Venezuelan Opposition Leader Arrested for Fomenting Unrest

Foreign Policy experts emphasize the largely orchestrated demonstrations come with strong US backing

Venezuelan opposition leader Leopoldo Lopez handed himself over to state security forces on Tuesday in an escalation of tensions foreign policy experts say has largely been orchestrated by western interests.

According to reports, Lopez was taken on charges of fomenting unrest against the government and spurring violence that has killed at least four people. Days before being arrested, Lopez taunted the government on Twitter writing: "Don't you have the guts to arrest me?"

The reportedly student-led protests have escalated into violence over the course of the month as they called for the withdrawal of elected socialist President Nicolas Maduro.

As Lopez submitted to arrest, tens of thousands of demonstrators dressed in white blocked traffic in the streets of Caracas while thousands of Maduro supporters, symbolically clad in the red of the Socialist Party, held a counter demonstration.

Foreign policy experts emphasize that the Maduro-led government is fending off the same sort of attacks that were frequently levied at former President Huge Chavez, despite holding strong majority approval, the backing of key institutions and the support of neighboring governments.

On Sunday, the Mercosur governments (Brazil, Argentina, Uruguay, Paraguay and Venezuela) released a statement denouncing the "recent violent acts" in Venezuela as "attempts to destabilize the democratic order."

According to Venezuelan-born sociologist Maria Paez Victor, while some demonstrators carry genuine complaints, the protests were largely orchestrated and that the appearance of massive revolt is a tactic used to delegitimize the government.

The real opposition, she says, is the U.S. and other western governments.

"Venezuela represents the rejection of neo-liberal economics and corporate capitalism," Paez Victor writes. "The corrupt elite- governed Venezuela, darling of corporate capitalism, that had impoverished its own population during 40 years, is no more."

Paez Victor continues:

These violent tactics have no hope of succeeding because, unlike 1999, the Venezuelan people are now organized into many groups: the communal councils, the communes, the thousands of health, security, militia, sports, educational, cultural committees.
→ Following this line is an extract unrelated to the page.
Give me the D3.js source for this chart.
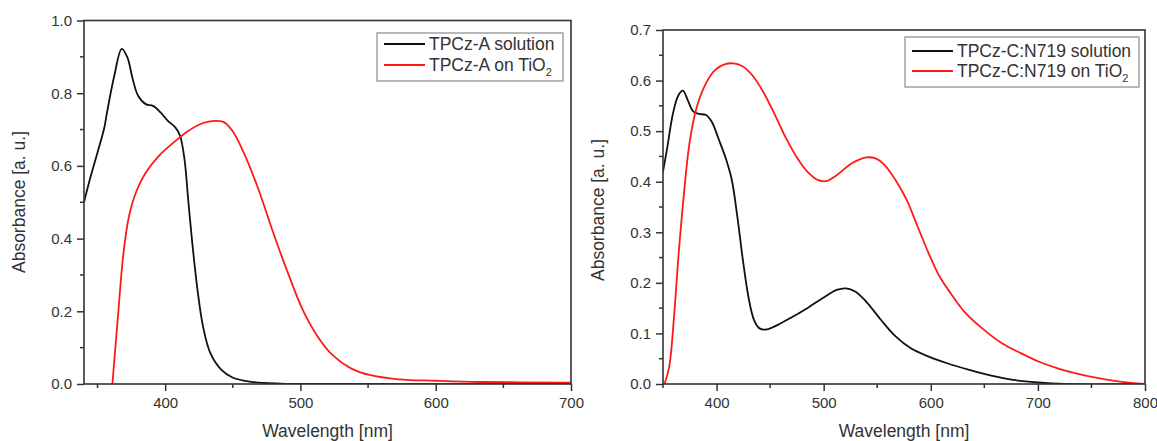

The Bolivarian Revolution has fostered, not a mass of people, but an organized organic population that makes decisions about its living conditions along with its government because Venezuela is now a fully functioning participatory democracy.

Without a popular base, support of the military or any regional backing, Paez Victor says that the opposition's "only card is to hope Venezuela is invaded by U.S. Marines."

"Of course we all know who the U.S. government supports in Venezuela," writes Mark Weisbrot, co-director of the Center for Economic and Policy Research in Washington, DC. "[T]here's $5 million in the 2014 US federal budget for funding opposition activities inside Venezuela, and this is almost certainly the tip of the iceberg - adding to the hundreds of millions of dollars of overt support over the past 15 years."

Weisbrot notes that recent statements made by U.S. Secretary of State John Kerry and other state department spokespeople have further inflamed the situation by making it clear that Washington is backing a regime change.

"It remains to be seen how far [the opposition] will go this time to win by other means what they have not been able to win at the ballot box, and how long they will have Washington's support for regime change in Venezuela," he adds.